━━━ Dataset extract

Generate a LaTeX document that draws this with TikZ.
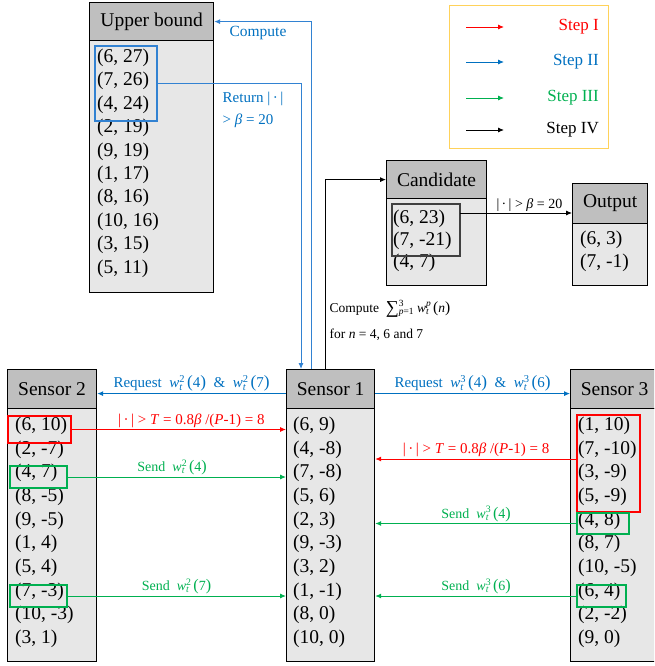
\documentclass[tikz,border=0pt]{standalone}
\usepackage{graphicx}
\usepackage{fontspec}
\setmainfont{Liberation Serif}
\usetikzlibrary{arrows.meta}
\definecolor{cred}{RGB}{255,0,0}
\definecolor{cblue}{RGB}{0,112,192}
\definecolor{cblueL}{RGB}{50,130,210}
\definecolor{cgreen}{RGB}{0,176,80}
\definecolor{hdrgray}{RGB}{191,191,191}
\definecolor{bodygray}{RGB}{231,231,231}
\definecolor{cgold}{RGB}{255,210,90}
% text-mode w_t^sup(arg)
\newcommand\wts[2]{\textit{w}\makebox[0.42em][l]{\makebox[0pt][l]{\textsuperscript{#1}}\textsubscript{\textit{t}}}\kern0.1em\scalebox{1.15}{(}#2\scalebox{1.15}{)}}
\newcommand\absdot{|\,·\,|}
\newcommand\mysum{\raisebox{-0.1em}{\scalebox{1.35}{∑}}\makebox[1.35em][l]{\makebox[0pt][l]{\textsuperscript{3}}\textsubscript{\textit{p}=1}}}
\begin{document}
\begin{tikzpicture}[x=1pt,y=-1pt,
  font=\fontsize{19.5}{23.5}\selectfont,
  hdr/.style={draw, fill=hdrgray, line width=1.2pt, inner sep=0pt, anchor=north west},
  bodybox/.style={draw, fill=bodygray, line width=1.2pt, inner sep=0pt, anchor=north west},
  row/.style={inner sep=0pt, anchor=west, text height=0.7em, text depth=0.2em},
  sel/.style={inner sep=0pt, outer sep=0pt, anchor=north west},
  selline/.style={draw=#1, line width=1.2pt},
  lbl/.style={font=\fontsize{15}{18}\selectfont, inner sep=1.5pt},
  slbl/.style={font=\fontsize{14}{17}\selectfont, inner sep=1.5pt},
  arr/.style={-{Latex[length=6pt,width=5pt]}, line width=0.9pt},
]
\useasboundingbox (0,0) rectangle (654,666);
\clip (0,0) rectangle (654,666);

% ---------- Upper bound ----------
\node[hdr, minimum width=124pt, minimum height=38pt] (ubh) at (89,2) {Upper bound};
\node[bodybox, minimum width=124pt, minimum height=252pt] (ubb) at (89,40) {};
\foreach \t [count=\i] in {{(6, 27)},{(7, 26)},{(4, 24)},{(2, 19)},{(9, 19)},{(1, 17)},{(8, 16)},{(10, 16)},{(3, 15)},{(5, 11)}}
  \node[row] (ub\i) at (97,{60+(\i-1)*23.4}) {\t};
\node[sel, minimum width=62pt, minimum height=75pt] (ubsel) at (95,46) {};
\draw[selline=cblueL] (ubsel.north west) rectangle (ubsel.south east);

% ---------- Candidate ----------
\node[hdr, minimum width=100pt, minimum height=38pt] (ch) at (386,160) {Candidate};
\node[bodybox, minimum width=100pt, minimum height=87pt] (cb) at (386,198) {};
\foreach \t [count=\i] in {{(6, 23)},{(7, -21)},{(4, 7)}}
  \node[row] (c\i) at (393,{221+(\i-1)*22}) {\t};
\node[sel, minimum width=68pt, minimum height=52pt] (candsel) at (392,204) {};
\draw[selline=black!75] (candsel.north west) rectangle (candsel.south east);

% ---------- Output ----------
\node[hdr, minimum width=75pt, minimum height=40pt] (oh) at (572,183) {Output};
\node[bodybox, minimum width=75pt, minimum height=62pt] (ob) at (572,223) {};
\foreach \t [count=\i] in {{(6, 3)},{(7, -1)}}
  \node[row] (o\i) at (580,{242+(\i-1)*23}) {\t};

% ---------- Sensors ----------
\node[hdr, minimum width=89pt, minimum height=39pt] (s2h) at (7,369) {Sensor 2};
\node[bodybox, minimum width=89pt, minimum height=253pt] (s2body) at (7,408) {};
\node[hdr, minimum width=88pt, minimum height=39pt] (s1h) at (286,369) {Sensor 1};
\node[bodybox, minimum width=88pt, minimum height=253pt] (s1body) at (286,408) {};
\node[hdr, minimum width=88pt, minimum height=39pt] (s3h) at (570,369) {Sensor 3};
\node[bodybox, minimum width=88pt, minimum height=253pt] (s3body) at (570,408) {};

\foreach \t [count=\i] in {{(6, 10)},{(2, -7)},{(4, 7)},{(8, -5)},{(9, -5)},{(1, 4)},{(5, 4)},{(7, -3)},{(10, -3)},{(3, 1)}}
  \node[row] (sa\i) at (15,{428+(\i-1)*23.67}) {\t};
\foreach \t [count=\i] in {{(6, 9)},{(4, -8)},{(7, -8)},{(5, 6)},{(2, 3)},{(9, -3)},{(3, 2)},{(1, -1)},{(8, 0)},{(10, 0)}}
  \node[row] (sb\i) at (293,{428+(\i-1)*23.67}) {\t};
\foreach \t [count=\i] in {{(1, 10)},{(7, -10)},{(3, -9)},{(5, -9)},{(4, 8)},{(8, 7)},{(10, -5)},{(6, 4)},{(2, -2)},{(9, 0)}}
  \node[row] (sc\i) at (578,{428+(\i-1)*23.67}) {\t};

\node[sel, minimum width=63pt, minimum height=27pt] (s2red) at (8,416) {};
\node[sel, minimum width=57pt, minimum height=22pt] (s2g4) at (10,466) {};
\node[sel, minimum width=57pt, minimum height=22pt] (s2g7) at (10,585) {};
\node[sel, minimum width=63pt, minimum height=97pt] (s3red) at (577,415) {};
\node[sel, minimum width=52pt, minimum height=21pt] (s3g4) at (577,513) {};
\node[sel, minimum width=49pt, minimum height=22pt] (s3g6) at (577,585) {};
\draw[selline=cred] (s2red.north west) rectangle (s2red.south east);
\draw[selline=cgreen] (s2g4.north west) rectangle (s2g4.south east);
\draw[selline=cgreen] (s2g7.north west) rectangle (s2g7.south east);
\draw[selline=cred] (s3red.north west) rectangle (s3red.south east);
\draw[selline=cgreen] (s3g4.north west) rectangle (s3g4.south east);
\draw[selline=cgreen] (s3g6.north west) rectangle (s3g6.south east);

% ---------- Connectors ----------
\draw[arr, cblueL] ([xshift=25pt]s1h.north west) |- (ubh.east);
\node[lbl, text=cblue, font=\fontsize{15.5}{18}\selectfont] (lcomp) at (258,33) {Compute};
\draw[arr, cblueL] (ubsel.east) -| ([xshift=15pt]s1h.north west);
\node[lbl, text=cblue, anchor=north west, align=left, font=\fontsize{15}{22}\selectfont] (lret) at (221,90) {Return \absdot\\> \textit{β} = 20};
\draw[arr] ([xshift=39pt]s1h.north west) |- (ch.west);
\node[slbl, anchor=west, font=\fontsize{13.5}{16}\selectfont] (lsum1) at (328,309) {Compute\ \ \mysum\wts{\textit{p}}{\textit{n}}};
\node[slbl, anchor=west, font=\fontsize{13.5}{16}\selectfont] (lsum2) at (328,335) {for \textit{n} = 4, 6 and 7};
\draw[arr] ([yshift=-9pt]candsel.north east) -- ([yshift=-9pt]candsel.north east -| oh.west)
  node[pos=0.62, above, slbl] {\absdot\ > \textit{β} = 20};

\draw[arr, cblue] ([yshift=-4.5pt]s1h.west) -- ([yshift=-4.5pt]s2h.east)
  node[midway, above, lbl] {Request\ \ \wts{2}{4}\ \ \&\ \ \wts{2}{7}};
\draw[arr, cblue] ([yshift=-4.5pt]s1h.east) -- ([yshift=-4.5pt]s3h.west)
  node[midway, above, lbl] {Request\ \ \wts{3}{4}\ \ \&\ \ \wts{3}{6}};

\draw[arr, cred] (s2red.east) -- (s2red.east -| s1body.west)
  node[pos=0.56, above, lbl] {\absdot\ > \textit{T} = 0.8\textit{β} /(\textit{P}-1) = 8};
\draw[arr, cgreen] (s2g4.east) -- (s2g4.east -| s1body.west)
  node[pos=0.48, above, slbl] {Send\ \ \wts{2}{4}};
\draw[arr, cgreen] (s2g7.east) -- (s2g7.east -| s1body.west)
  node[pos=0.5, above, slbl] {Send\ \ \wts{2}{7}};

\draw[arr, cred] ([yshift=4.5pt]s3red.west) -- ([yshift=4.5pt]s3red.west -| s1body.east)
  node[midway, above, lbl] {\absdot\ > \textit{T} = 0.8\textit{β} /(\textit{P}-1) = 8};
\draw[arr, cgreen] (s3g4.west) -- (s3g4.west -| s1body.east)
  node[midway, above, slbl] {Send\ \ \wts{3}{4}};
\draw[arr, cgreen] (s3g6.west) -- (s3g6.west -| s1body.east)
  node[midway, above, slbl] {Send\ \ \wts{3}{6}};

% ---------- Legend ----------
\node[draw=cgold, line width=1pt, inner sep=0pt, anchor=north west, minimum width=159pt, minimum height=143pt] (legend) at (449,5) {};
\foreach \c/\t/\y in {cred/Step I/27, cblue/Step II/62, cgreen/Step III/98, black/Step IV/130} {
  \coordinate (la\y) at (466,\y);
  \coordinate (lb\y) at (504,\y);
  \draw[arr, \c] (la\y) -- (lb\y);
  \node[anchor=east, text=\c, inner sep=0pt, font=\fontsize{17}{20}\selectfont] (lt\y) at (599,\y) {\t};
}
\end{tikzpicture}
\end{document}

━━━━━━

→ Given problem: Only the lines from the top of the data through the line with "rectangle (ubsel.south east);" should be quoted, exactly and with both ends kept; skip the pictures.

→ Full answer:
Generate a LaTeX document that draws this with TikZ.
\documentclass[tikz,border=0pt]{standalone}
\usepackage{graphicx}
\usepackage{fontspec}
\setmainfont{Liberation Serif}
\usetikzlibrary{arrows.meta}
\definecolor{cred}{RGB}{255,0,0}
\definecolor{cblue}{RGB}{0,112,192}
\definecolor{cblueL}{RGB}{50,130,210}
\definecolor{cgreen}{RGB}{0,176,80}
\definecolor{hdrgray}{RGB}{191,191,191}
\definecolor{bodygray}{RGB}{231,231,231}
\definecolor{cgold}{RGB}{255,210,90}
% text-mode w_t^sup(arg)
\newcommand\wts[2]{\textit{w}\makebox[0.42em][l]{\makebox[0pt][l]{\textsuperscript{#1}}\textsubscript{\textit{t}}}\kern0.1em\scalebox{1.15}{(}#2\scalebox{1.15}{)}}
\newcommand\absdot{|\,·\,|}
\newcommand\mysum{\raisebox{-0.1em}{\scalebox{1.35}{∑}}\makebox[1.35em][l]{\makebox[0pt][l]{\textsuperscript{3}}\textsubscript{\textit{p}=1}}}
\begin{document}
\begin{tikzpicture}[x=1pt,y=-1pt,
  font=\fontsize{19.5}{23.5}\selectfont,
  hdr/.style={draw, fill=hdrgray, line width=1.2pt, inner sep=0pt, anchor=north west},
  bodybox/.style={draw, fill=bodygray, line width=1.2pt, inner sep=0pt, anchor=north west},
  row/.style={inner sep=0pt, anchor=west, text height=0.7em, text depth=0.2em},
  sel/.style={inner sep=0pt, outer sep=0pt, anchor=north west},
  selline/.style={draw=#1, line width=1.2pt},
  lbl/.style={font=\fontsize{15}{18}\selectfont, inner sep=1.5pt},
  slbl/.style={font=\fontsize{14}{17}\selectfont, inner sep=1.5pt},
  arr/.style={-{Latex[length=6pt,width=5pt]}, line width=0.9pt},
]
\useasboundingbox (0,0) rectangle (654,666);
\clip (0,0) rectangle (654,666);

% ---------- Upper bound ----------
\node[hdr, minimum width=124pt, minimum height=38pt] (ubh) at (89,2) {Upper bound};
\node[bodybox, minimum width=124pt, minimum height=252pt] (ubb) at (89,40) {};
\foreach \t [count=\i] in {{(6, 27)},{(7, 26)},{(4, 24)},{(2, 19)},{(9, 19)},{(1, 17)},{(8, 16)},{(10, 16)},{(3, 15)},{(5, 11)}}
  \node[row] (ub\i) at (97,{60+(\i-1)*23.4}) {\t};
\node[sel, minimum width=62pt, minimum height=75pt] (ubsel) at (95,46) {};
\draw[selline=cblueL] (ubsel.north west) rectangle (ubsel.south east);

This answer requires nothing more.